The video explained the battle well – the persistence, determination, and “indian play” fighting tactics (firing from behind trees and rocks) were factors in the outcome of the battle. When Ferguson was killed on the third assault of the Patriots, the loyalist resistance evaporated.  By the morning of Oct 8 when the Patriot troops departed Kings Mountain they had 800 prisoners. They marched the prisoners back towards Quaker Meadows and eventually further into NC.

The loss of Ferguson and his loyalist troops was a surprise and huge disappointment to Cornwallis.  He retreated into SC for a winter camp.
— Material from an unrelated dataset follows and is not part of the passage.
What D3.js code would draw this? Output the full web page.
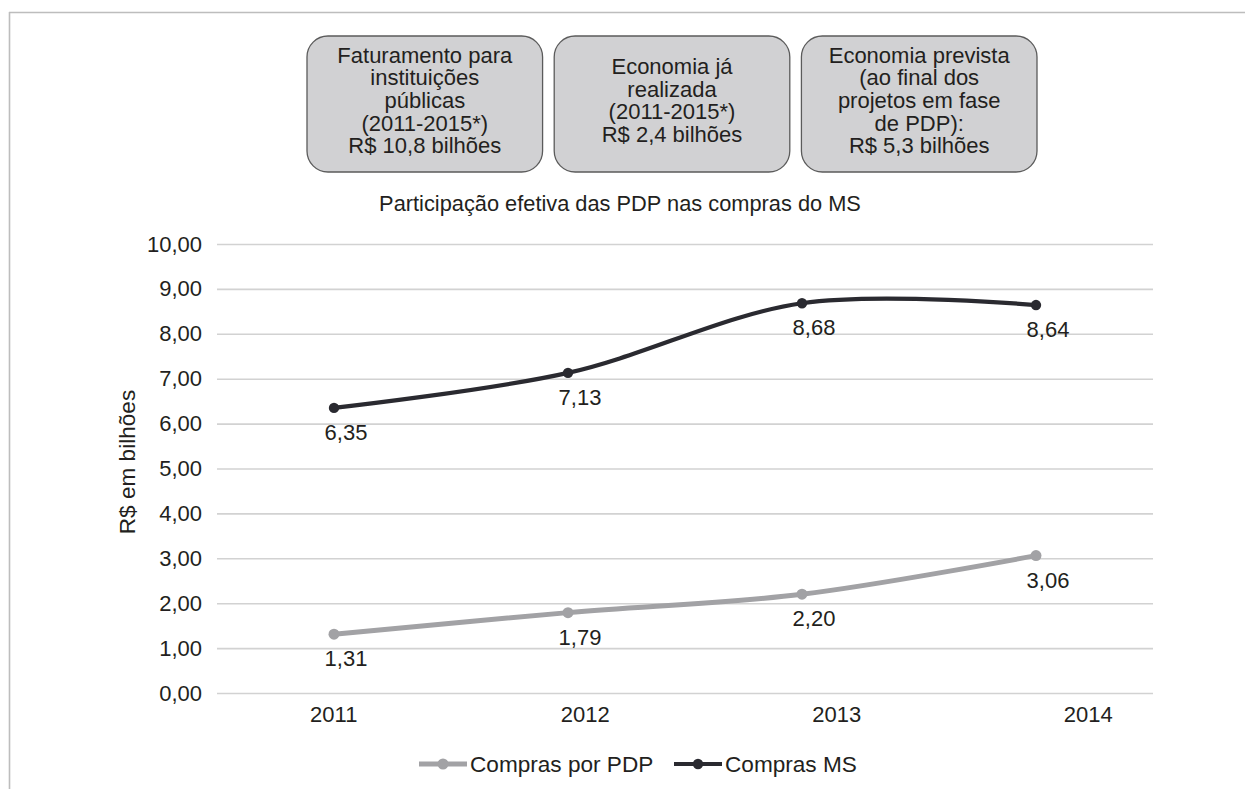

Other victories were required over the next 12 months to secure America’s independence, but the battle at Kings Mountain was a major turning point!   In about 2 weeks these Scots-Irish patriots from the southern Appalachian Mountains had left their homes, traveled across the mountains, and searched for and defeated those who were trying to destroy their way of life and their freedom.  What great patriots they were! 

We got into the Sprinter, plugged the Durham address of our son and family in the GPS and found we would not arrive until 7 PM.  Too late for dinner but in time for a good night’s sleep!

A quick stop for a sandwich along the way and we arrived in Durham as expected. The only excitement along I 85 and I 40 was pretty heavy traffic and construction around Charlotte.